We can change the e-mail and username for you, please just let us know what you want them to be either here or by pm

KN Community Support


----------



## John-H (Jul 13, 2005)

Subject: Email & User Name Change



[email protected] said:


> I can't get my profile to accept a email change. No error message, but it just doesn't change.
> 
> I also would like to know if there is a way to change my user name.


Hi Richard,

Let me know what email you want to use and what you want your user name to be.

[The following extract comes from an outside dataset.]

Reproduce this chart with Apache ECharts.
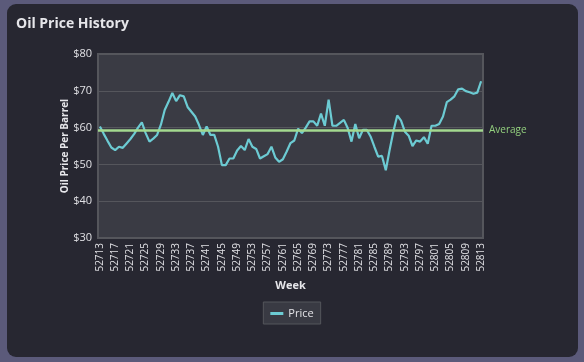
<!DOCTYPE html>
<html>
<head>
<meta charset="utf-8">
<script src="https://cdn.jsdelivr.net/npm/echarts@6/dist/echarts.min.js"></script>
<style>
html,body{margin:0;padding:0;background:#5b5a7a;width:584px;height:362px;overflow:hidden;}
#card{position:absolute;left:7px;top:4px;width:571px;height:353px;background:#272731;border-radius:9px;}
#chart{position:absolute;left:0;top:0;width:584px;height:362px;}
</style>
</head>
<body>
<div id="card"></div>
<div id="chart"></div>
<script>
const weeks = [];
for (let w = 52713; w <= 52813; w++) weeks.push(String(w));
const prices = [
60.3,58.3,56.4,54.6,53.9,54.8,54.5,55.7,56.9,58.3,
60.0,61.4,58.5,56.2,57.0,58.0,60.8,64.8,67.0,69.4,
67.2,68.8,68.5,65.6,64.3,63.0,60.7,58.0,60.3,58.0,
58.0,54.8,49.8,49.8,51.6,51.6,53.8,55.0,53.9,56.9,
54.8,54.2,51.6,52.2,52.8,54.8,51.9,50.7,51.4,53.5,
55.8,56.5,59.7,58.5,60.0,61.7,61.7,60.5,63.8,60.5,
67.6,60.5,60.5,61.3,62.1,59.9,56.2,61.0,57.1,59.4,
59.4,57.6,54.8,52.1,52.3,48.4,53.9,59.0,63.3,61.9,
58.9,57.8,55.0,56.5,56.2,57.4,55.6,60.5,60.5,61.0,
63.0,66.9,67.6,68.5,70.4,70.6,69.9,69.6,69.2,69.5,
72.6
];
const averagePrice = 59.3;
const yTicks = [30, 40, 50, 60, 70, 80];

const chart = echarts.init(document.getElementById('chart'), null, {renderer: 'canvas'});
const font = "'Open Sans', sans-serif";
chart.setOption({
  backgroundColor: 'transparent',
  animation: false,
  textStyle: {fontFamily: font},
  title: {
    text: 'Oil Price History',
    left: 11, top: 12,
    textStyle: {color: '#e6e6ea', fontSize: 14, fontWeight: 'bold', fontFamily: font}
  },
  grid: {
    left: 98, right: 101, top: 54, bottom: 124,
    show: true, backgroundColor: '#3a3b44', borderColor: '#55565c', borderWidth: 2
  },
  legend: {
    bottom: 38, left: 'center',
    data: ['Price'],
    backgroundColor: '#393a43', borderColor: '#55565c', borderWidth: 1, borderRadius: 0,
    padding: [6, 7, 5, 7],
    itemWidth: 13, itemHeight: 3,
    itemGap: 6,
    icon: 'rect',
    textStyle: {color: '#e2e2e6', fontSize: 11, fontFamily: font}
  },
  xAxis: {
    type: 'category',
    data: weeks,
    boundaryGap: true,
    name: 'Week',
    nameLocation: 'middle',
    nameGap: 42,
    nameMoveOverlap: false,
    nameTextStyle: {color: '#e6e6ea', fontWeight: 'bold', fontSize: 11},
    axisLine: {show: false},
    axisTick: {show: false},
    axisLabel: {rotate: 90, interval: 3, color: '#e0e0e4', fontSize: 10, margin: 5}
  },
  yAxis: {
    type: 'value',
    min: yTicks[0], max: yTicks[yTicks.length - 1], interval: 10,
    name: 'Oil Price Per Barrel',
    nameLocation: 'middle',
    nameGap: 28,
    nameMoveOverlap: false,
    nameTextStyle: {color: '#e6e6ea', fontWeight: 'bold', fontSize: 10},
    axisLine: {show: false},
    axisTick: {show: false},
    axisLabel: {formatter: '${value}', color: '#e0e0e4', fontSize: 11, margin: 6},
    splitLine: {lineStyle: {color: '#55565c', width: 1}}
  },
  series: [{
    name: 'Price',
    type: 'line',
    data: prices,
    symbol: 'none',
    lineStyle: {color: '#6ccbd3', width: 2.2},
    itemStyle: {color: '#6ccbd3'},
    markLine: {
      silent: true,
      symbol: 'none',
      data: [{yAxis: averagePrice}],
      lineStyle: {color: '#a3d98f', width: 2.5, type: 'solid'},
      label: {show: true, position: 'end', formatter: 'Average', color: '#93d07e', fontSize: 10, distance: 6}
    }
  }]
});
</script>
</body>
</html>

Please email: ttforum @ mail.com (without the spaces)
... for support as you are not able to PM yet.

Regards,
John


----------



## GLP (Jun 19, 2014)

Hi John, hope you are well. I've had trouble getting on to forum and had to re register with another name to get on. Also cannot pm you.
When I try to view the for sale section it says I am not allowed!
help!
Thanks 
Gill (*********)


----------



## Hoggy (May 8, 2002)

Hi Gil, I have changed your log -on password to 987654321, but change it as soon as you can log-in with your original forum name.
Hoggy.


----------



## GLP (Jun 19, 2014)

Thanks hoggy, will try again.


----------



## TTFAdmin (Feb 1, 2012)

GLP Did you manage to get back on to your old profile?

KN Community Support


----------